* _EXERCISE DESCRIPTION_
Output each entry verbatim and exclude every picture from it.

---- PROVIDED RECORDS

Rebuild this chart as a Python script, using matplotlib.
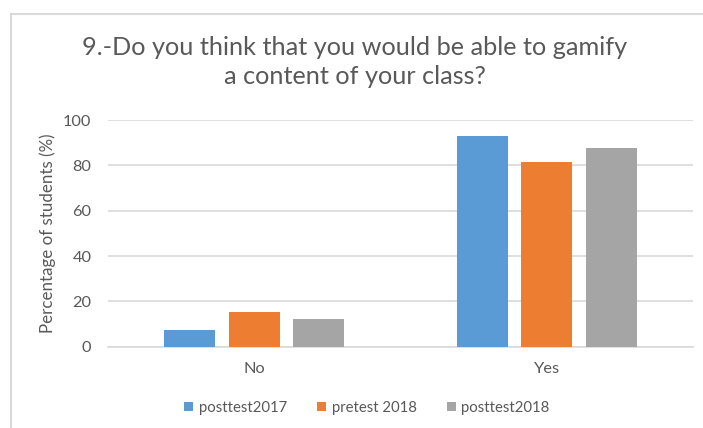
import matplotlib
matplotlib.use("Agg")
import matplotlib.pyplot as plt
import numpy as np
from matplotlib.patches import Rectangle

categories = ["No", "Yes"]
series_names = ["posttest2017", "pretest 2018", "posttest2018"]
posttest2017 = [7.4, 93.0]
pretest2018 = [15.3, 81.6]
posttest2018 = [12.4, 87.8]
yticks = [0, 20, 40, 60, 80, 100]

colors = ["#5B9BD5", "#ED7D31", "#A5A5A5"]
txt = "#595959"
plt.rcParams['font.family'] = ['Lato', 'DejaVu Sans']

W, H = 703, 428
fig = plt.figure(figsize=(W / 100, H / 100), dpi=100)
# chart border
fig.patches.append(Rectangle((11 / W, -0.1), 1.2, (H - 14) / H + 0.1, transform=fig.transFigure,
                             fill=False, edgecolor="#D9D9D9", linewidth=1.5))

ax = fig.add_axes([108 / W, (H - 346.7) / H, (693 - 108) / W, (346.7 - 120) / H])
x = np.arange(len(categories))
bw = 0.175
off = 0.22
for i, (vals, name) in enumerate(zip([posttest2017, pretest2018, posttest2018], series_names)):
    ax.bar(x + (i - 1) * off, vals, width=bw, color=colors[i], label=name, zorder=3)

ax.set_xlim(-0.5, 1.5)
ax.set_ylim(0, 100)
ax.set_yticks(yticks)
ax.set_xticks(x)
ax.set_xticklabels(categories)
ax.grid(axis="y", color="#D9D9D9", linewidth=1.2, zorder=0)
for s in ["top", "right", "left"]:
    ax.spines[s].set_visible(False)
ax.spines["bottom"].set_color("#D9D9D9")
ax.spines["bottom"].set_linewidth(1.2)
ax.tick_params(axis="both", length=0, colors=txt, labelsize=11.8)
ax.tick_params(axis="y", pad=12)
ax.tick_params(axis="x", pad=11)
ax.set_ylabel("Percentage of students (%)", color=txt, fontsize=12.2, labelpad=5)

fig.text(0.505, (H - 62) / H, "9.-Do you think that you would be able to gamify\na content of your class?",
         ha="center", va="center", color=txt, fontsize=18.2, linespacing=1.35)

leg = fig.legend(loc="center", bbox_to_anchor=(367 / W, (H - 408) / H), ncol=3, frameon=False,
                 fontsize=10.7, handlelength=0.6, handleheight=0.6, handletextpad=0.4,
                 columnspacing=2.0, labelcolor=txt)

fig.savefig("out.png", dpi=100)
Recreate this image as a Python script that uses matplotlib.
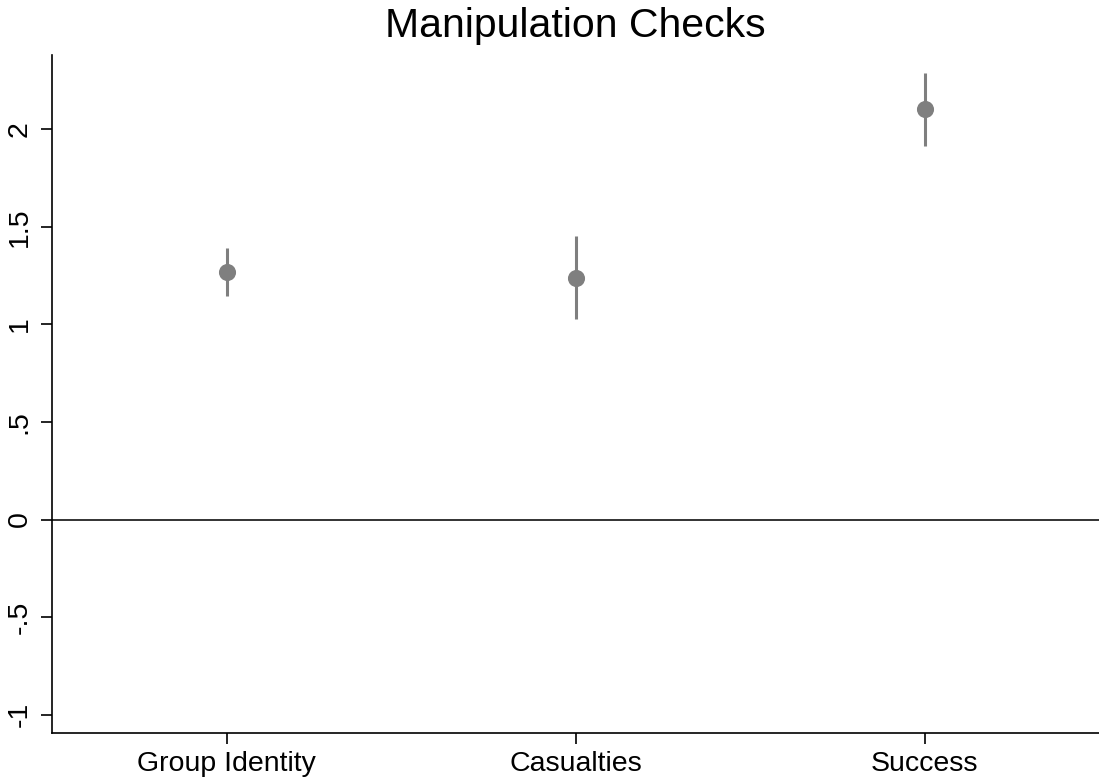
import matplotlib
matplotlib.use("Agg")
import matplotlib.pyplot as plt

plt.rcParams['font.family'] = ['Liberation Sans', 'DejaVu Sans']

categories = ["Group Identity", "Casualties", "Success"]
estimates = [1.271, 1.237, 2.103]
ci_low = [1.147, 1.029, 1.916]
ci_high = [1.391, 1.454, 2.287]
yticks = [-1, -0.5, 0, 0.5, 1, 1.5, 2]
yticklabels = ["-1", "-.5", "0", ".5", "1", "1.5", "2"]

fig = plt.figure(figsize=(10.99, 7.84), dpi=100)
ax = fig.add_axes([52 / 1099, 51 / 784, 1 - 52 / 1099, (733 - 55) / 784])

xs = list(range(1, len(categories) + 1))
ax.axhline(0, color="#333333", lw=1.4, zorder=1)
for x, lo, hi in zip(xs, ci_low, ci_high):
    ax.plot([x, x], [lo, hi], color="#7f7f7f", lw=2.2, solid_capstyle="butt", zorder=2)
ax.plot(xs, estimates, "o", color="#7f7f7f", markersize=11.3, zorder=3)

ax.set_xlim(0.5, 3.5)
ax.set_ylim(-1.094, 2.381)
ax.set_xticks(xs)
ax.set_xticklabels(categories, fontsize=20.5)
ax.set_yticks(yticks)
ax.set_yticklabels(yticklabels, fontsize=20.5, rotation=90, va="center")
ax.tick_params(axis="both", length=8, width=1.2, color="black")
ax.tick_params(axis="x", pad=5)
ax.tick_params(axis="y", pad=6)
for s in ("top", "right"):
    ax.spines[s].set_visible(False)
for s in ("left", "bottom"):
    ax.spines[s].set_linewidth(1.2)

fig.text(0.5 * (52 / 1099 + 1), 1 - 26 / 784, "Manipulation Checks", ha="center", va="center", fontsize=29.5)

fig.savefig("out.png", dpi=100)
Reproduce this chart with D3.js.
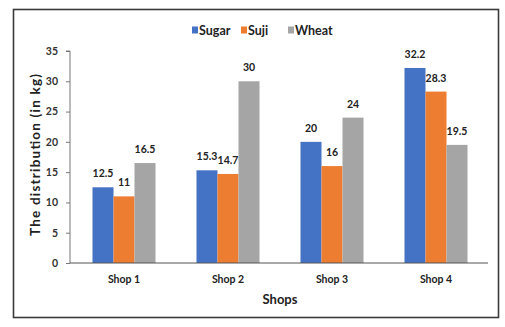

--------

* _SOLUTION TO THIS EXERCISE_
Rebuild this chart as a Python script, using matplotlib.
import matplotlib
matplotlib.use("Agg")
import matplotlib.pyplot as plt
import numpy as np
from matplotlib.patches import Rectangle

categories = ["No", "Yes"]
series_names = ["posttest2017", "pretest 2018", "posttest2018"]
posttest2017 = [7.4, 93.0]
pretest2018 = [15.3, 81.6]
posttest2018 = [12.4, 87.8]
yticks = [0, 20, 40, 60, 80, 100]

colors = ["#5B9BD5", "#ED7D31", "#A5A5A5"]
txt = "#595959"
plt.rcParams['font.family'] = ['Lato', 'DejaVu Sans']

W, H = 703, 428
fig = plt.figure(figsize=(W / 100, H / 100), dpi=100)
# chart border
fig.patches.append(Rectangle((11 / W, -0.1), 1.2, (H - 14) / H + 0.1, transform=fig.transFigure,
                             fill=False, edgecolor="#D9D9D9", linewidth=1.5))

ax = fig.add_axes([108 / W, (H - 346.7) / H, (693 - 108) / W, (346.7 - 120) / H])
x = np.arange(len(categories))
bw = 0.175
off = 0.22
for i, (vals, name) in enumerate(zip([posttest2017, pretest2018, posttest2018], series_names)):
    ax.bar(x + (i - 1) * off, vals, width=bw, color=colors[i], label=name, zorder=3)

ax.set_xlim(-0.5, 1.5)
ax.set_ylim(0, 100)
ax.set_yticks(yticks)
ax.set_xticks(x)
ax.set_xticklabels(categories)
ax.grid(axis="y", color="#D9D9D9", linewidth=1.2, zorder=0)
for s in ["top", "right", "left"]:
    ax.spines[s].set_visible(False)
ax.spines["bottom"].set_color("#D9D9D9")
ax.spines["bottom"].set_linewidth(1.2)
ax.tick_params(axis="both", length=0, colors=txt, labelsize=11.8)
ax.tick_params(axis="y", pad=12)
ax.tick_params(axis="x", pad=11)
ax.set_ylabel("Percentage of students (%)", color=txt, fontsize=12.2, labelpad=5)

fig.text(0.505, (H - 62) / H, "9.-Do you think that you would be able to gamify\na content of your class?",
         ha="center", va="center", color=txt, fontsize=18.2, linespacing=1.35)

leg = fig.legend(loc="center", bbox_to_anchor=(367 / W, (H - 408) / H), ncol=3, frameon=False,
                 fontsize=10.7, handlelength=0.6, handleheight=0.6, handletextpad=0.4,
                 columnspacing=2.0, labelcolor=txt)

fig.savefig("out.png", dpi=100)
Recreate this image as a Python script that uses matplotlib.
import matplotlib
matplotlib.use("Agg")
import matplotlib.pyplot as plt

plt.rcParams['font.family'] = ['Liberation Sans', 'DejaVu Sans']

categories = ["Group Identity", "Casualties", "Success"]
estimates = [1.271, 1.237, 2.103]
ci_low = [1.147, 1.029, 1.916]
ci_high = [1.391, 1.454, 2.287]
yticks = [-1, -0.5, 0, 0.5, 1, 1.5, 2]
yticklabels = ["-1", "-.5", "0", ".5", "1", "1.5", "2"]

fig = plt.figure(figsize=(10.99, 7.84), dpi=100)
ax = fig.add_axes([52 / 1099, 51 / 784, 1 - 52 / 1099, (733 - 55) / 784])

xs = list(range(1, len(categories) + 1))
ax.axhline(0, color="#333333", lw=1.4, zorder=1)
for x, lo, hi in zip(xs, ci_low, ci_high):
    ax.plot([x, x], [lo, hi], color="#7f7f7f", lw=2.2, solid_capstyle="butt", zorder=2)
ax.plot(xs, estimates, "o", color="#7f7f7f", markersize=11.3, zorder=3)

ax.set_xlim(0.5, 3.5)
ax.set_ylim(-1.094, 2.381)
ax.set_xticks(xs)
ax.set_xticklabels(categories, fontsize=20.5)
ax.set_yticks(yticks)
ax.set_yticklabels(yticklabels, fontsize=20.5, rotation=90, va="center")
ax.tick_params(axis="both", length=8, width=1.2, color="black")
ax.tick_params(axis="x", pad=5)
ax.tick_params(axis="y", pad=6)
for s in ("top", "right"):
    ax.spines[s].set_visible(False)
for s in ("left", "bottom"):
    ax.spines[s].set_linewidth(1.2)

fig.text(0.5 * (52 / 1099 + 1), 1 - 26 / 784, "Manipulation Checks", ha="center", va="center", fontsize=29.5)

fig.savefig("out.png", dpi=100)
Reproduce this chart with D3.js.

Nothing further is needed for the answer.